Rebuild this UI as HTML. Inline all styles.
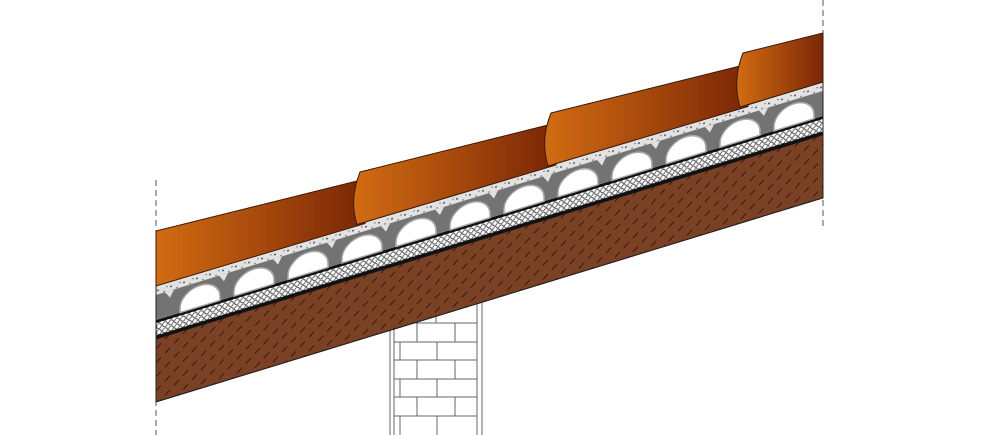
<!DOCTYPE html>
<html><head><meta charset="utf-8"><style>html,body{margin:0;padding:0;background:#fff}svg{display:block}</style></head>
<body>
<svg width="983" height="435" viewBox="0 0 983 435" xmlns="http://www.w3.org/2000/svg">
<defs>
<linearGradient id="tg" x1="0" x2="1" y1="0" y2="0">
<stop offset="0" stop-color="#d26c12"/><stop offset="1" stop-color="#7a2606"/>
</linearGradient>
<pattern id="dash" width="18" height="14" patternUnits="userSpaceOnUse">
<rect width="18" height="14" fill="#7a4125"/>
<line x1="3" y1="6" x2="8" y2="2" stroke="#2a1208" stroke-width="1"/>
<line x1="12" y1="13" x2="17" y2="9" stroke="#2a1208" stroke-width="1"/>
</pattern>
<pattern id="hex" width="6" height="6" patternUnits="userSpaceOnUse">
<rect width="6" height="6" fill="#fff"/>
<circle cx="3" cy="3" r="2.4" fill="#fff" stroke="#333" stroke-width="0.8"/>
</pattern>
<pattern id="spk" width="13" height="9" patternUnits="userSpaceOnUse">
<rect width="13" height="9" fill="#e2e2e2"/>
<circle cx="2" cy="3" r="0.9" fill="#333"/><circle cx="8" cy="6" r="0.7" fill="#555"/><circle cx="11" cy="2" r="0.6" fill="#444"/>
</pattern>
</defs>

<line x1="156" y1="180" x2="156" y2="435" stroke="#555" stroke-width="1" stroke-dasharray="6,4"/>
<line x1="823" y1="0" x2="823" y2="230" stroke="#555" stroke-width="1" stroke-dasharray="6,4"/>

<g stroke="#666" stroke-width="1" fill="none">
<rect x="390" y="290" width="92" height="150" fill="#fff"/>
<line x1="394" y1="290" x2="394" y2="435"/>
<line x1="477" y1="290" x2="477" y2="435"/>
<line x1="394" y1="323" x2="477" y2="323"/><line x1="394" y1="342" x2="477" y2="342"/>
<line x1="394" y1="360" x2="477" y2="360"/><line x1="394" y1="379" x2="477" y2="379"/>
<line x1="394" y1="397" x2="477" y2="397"/><line x1="394" y1="416" x2="477" y2="416"/>
<line x1="436" y1="305" x2="436" y2="323"/>
<line x1="417" y1="323" x2="417" y2="342"/><line x1="455" y1="323" x2="455" y2="342"/>
<line x1="400" y1="342" x2="400" y2="360"/><line x1="437" y1="342" x2="437" y2="360"/>
<line x1="417" y1="360" x2="417" y2="379"/><line x1="455" y1="360" x2="455" y2="379"/>
<line x1="400" y1="379" x2="400" y2="397"/><line x1="437" y1="379" x2="437" y2="397"/>
<line x1="417" y1="397" x2="417" y2="416"/><line x1="455" y1="397" x2="455" y2="416"/>
<line x1="400" y1="416" x2="400" y2="435"/><line x1="437" y1="416" x2="437" y2="435"/>
</g>

<g transform="matrix(1,-0.306,0,1,0,47.7)">
<rect x="156" y="339" width="667" height="63" fill="url(#dash)" stroke="#222" stroke-width="1"/>
<rect x="156" y="320" width="667" height="19" fill="#111"/>
<rect x="156" y="323" width="667" height="12.5" fill="url(#hex)"/>
<rect x="156" y="286" width="667" height="34" fill="url(#spk)"/>
<rect x="156" y="295" width="667" height="25" fill="#737373"/>
<g fill="#fff" stroke="#a8a8a8" stroke-width="1.5">
<path d="M180,320 V316 A20,17 0 0 1 220,316 V320Z"/>
<path d="M234,320 V316 A20,17 0 0 1 274,316 V320Z"/>
<path d="M288,320 V316 A20,17 0 0 1 328,316 V320Z"/>
<path d="M342,320 V316 A20,17 0 0 1 382,316 V320Z"/>
<path d="M396,320 V316 A20,17 0 0 1 436,316 V320Z"/>
<path d="M450,320 V316 A20,17 0 0 1 490,316 V320Z"/>
<path d="M504,320 V316 A20,17 0 0 1 544,316 V320Z"/>
<path d="M558,320 V316 A20,17 0 0 1 598,316 V320Z"/>
<path d="M612,320 V316 A20,17 0 0 1 652,316 V320Z"/>
<path d="M666,320 V316 A20,17 0 0 1 706,316 V320Z"/>
<path d="M720,320 V316 A20,17 0 0 1 760,316 V320Z"/>
<path d="M774,320 V316 A20,17 0 0 1 814,316 V320Z"/>
</g>
<g fill="#e2e2e2">
<path d="M219,295 L228,295 L224,302Z"/><path d="M273,295 L282,295 L278,302Z"/><path d="M327,295 L336,295 L332,302Z"/>
<path d="M381,295 L390,295 L386,302Z"/><path d="M435,295 L444,295 L440,302Z"/><path d="M489,295 L498,295 L494,302Z"/>
<path d="M543,295 L552,295 L548,302Z"/><path d="M597,295 L606,295 L602,302Z"/><path d="M651,295 L660,295 L656,302Z"/>
<path d="M705,295 L714,295 L710,302Z"/><path d="M759,295 L768,295 L764,302Z"/><path d="M165,295 L174,295 L170,302Z"/>
</g>
<rect x="156" y="286" width="667" height="116" fill="none" stroke="#222" stroke-width="1"/>
</g>

<g stroke="#3a1a08" stroke-width="1" fill="url(#tg)">
<path d="M156,231 L365,179 L365,223.5 L156,286Z"/>
<path d="M360,172 L556,123 L556,165 L357,224.5 Q349,200 360,172Z"/>
<path d="M551,113 L748,64 L748,106.5 L548,166 Q540,140 551,113Z"/>
<path d="M743,53 L823,33 L823,82 L740,107 Q732,80 743,53Z"/>
</g>
</svg>
</body></html>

__________

WRITTEN INSTRUCTION
Working from the material above, transcribe it exactly while omitting pictures.

REPLY TO THE EXERCISE
Rebuild this UI as HTML. Inline all styles.
<!DOCTYPE html>
<html><head><meta charset="utf-8"><style>html,body{margin:0;padding:0;background:#fff}svg{display:block}</style></head>
<body>
<svg width="983" height="435" viewBox="0 0 983 435" xmlns="http://www.w3.org/2000/svg">
<defs>
<linearGradient id="tg" x1="0" x2="1" y1="0" y2="0">
<stop offset="0" stop-color="#d26c12"/><stop offset="1" stop-color="#7a2606"/>
</linearGradient>
<pattern id="dash" width="18" height="14" patternUnits="userSpaceOnUse">
<rect width="18" height="14" fill="#7a4125"/>
<line x1="3" y1="6" x2="8" y2="2" stroke="#2a1208" stroke-width="1"/>
<line x1="12" y1="13" x2="17" y2="9" stroke="#2a1208" stroke-width="1"/>
</pattern>
<pattern id="hex" width="6" height="6" patternUnits="userSpaceOnUse">
<rect width="6" height="6" fill="#fff"/>
<circle cx="3" cy="3" r="2.4" fill="#fff" stroke="#333" stroke-width="0.8"/>
</pattern>
<pattern id="spk" width="13" height="9" patternUnits="userSpaceOnUse">
<rect width="13" height="9" fill="#e2e2e2"/>
<circle cx="2" cy="3" r="0.9" fill="#333"/><circle cx="8" cy="6" r="0.7" fill="#555"/><circle cx="11" cy="2" r="0.6" fill="#444"/>
</pattern>
</defs>

<line x1="156" y1="180" x2="156" y2="435" stroke="#555" stroke-width="1" stroke-dasharray="6,4"/>
<line x1="823" y1="0" x2="823" y2="230" stroke="#555" stroke-width="1" stroke-dasharray="6,4"/>

<g stroke="#666" stroke-width="1" fill="none">
<rect x="390" y="290" width="92" height="150" fill="#fff"/>
<line x1="394" y1="290" x2="394" y2="435"/>
<line x1="477" y1="290" x2="477" y2="435"/>
<line x1="394" y1="323" x2="477" y2="323"/><line x1="394" y1="342" x2="477" y2="342"/>
<line x1="394" y1="360" x2="477" y2="360"/><line x1="394" y1="379" x2="477" y2="379"/>
<line x1="394" y1="397" x2="477" y2="397"/><line x1="394" y1="416" x2="477" y2="416"/>
<line x1="436" y1="305" x2="436" y2="323"/>
<line x1="417" y1="323" x2="417" y2="342"/><line x1="455" y1="323" x2="455" y2="342"/>
<line x1="400" y1="342" x2="400" y2="360"/><line x1="437" y1="342" x2="437" y2="360"/>
<line x1="417" y1="360" x2="417" y2="379"/><line x1="455" y1="360" x2="455" y2="379"/>
<line x1="400" y1="379" x2="400" y2="397"/><line x1="437" y1="379" x2="437" y2="397"/>
<line x1="417" y1="397" x2="417" y2="416"/><line x1="455" y1="397" x2="455" y2="416"/>
<line x1="400" y1="416" x2="400" y2="435"/><line x1="437" y1="416" x2="437" y2="435"/>
</g>

<g transform="matrix(1,-0.306,0,1,0,47.7)">
<rect x="156" y="339" width="667" height="63" fill="url(#dash)" stroke="#222" stroke-width="1"/>
<rect x="156" y="320" width="667" height="19" fill="#111"/>
<rect x="156" y="323" width="667" height="12.5" fill="url(#hex)"/>
<rect x="156" y="286" width="667" height="34" fill="url(#spk)"/>
<rect x="156" y="295" width="667" height="25" fill="#737373"/>
<g fill="#fff" stroke="#a8a8a8" stroke-width="1.5">
<path d="M180,320 V316 A20,17 0 0 1 220,316 V320Z"/>
<path d="M234,320 V316 A20,17 0 0 1 274,316 V320Z"/>
<path d="M288,320 V316 A20,17 0 0 1 328,316 V320Z"/>
<path d="M342,320 V316 A20,17 0 0 1 382,316 V320Z"/>
<path d="M396,320 V316 A20,17 0 0 1 436,316 V320Z"/>
<path d="M450,320 V316 A20,17 0 0 1 490,316 V320Z"/>
<path d="M504,320 V316 A20,17 0 0 1 544,316 V320Z"/>
<path d="M558,320 V316 A20,17 0 0 1 598,316 V320Z"/>
<path d="M612,320 V316 A20,17 0 0 1 652,316 V320Z"/>
<path d="M666,320 V316 A20,17 0 0 1 706,316 V320Z"/>
<path d="M720,320 V316 A20,17 0 0 1 760,316 V320Z"/>
<path d="M774,320 V316 A20,17 0 0 1 814,316 V320Z"/>
</g>
<g fill="#e2e2e2">
<path d="M219,295 L228,295 L224,302Z"/><path d="M273,295 L282,295 L278,302Z"/><path d="M327,295 L336,295 L332,302Z"/>
<path d="M381,295 L390,295 L386,302Z"/><path d="M435,295 L444,295 L440,302Z"/><path d="M489,295 L498,295 L494,302Z"/>
<path d="M543,295 L552,295 L548,302Z"/><path d="M597,295 L606,295 L602,302Z"/><path d="M651,295 L660,295 L656,302Z"/>
<path d="M705,295 L714,295 L710,302Z"/><path d="M759,295 L768,295 L764,302Z"/><path d="M165,295 L174,295 L170,302Z"/>
</g>
<rect x="156" y="286" width="667" height="116" fill="none" stroke="#222" stroke-width="1"/>
</g>

<g stroke="#3a1a08" stroke-width="1" fill="url(#tg)">
<path d="M156,231 L365,179 L365,223.5 L156,286Z"/>
<path d="M360,172 L556,123 L556,165 L357,224.5 Q349,200 360,172Z"/>
<path d="M551,113 L748,64 L748,106.5 L548,166 Q540,140 551,113Z"/>
<path d="M743,53 L823,33 L823,82 L740,107 Q732,80 743,53Z"/>
</g>
</svg>
</body></html>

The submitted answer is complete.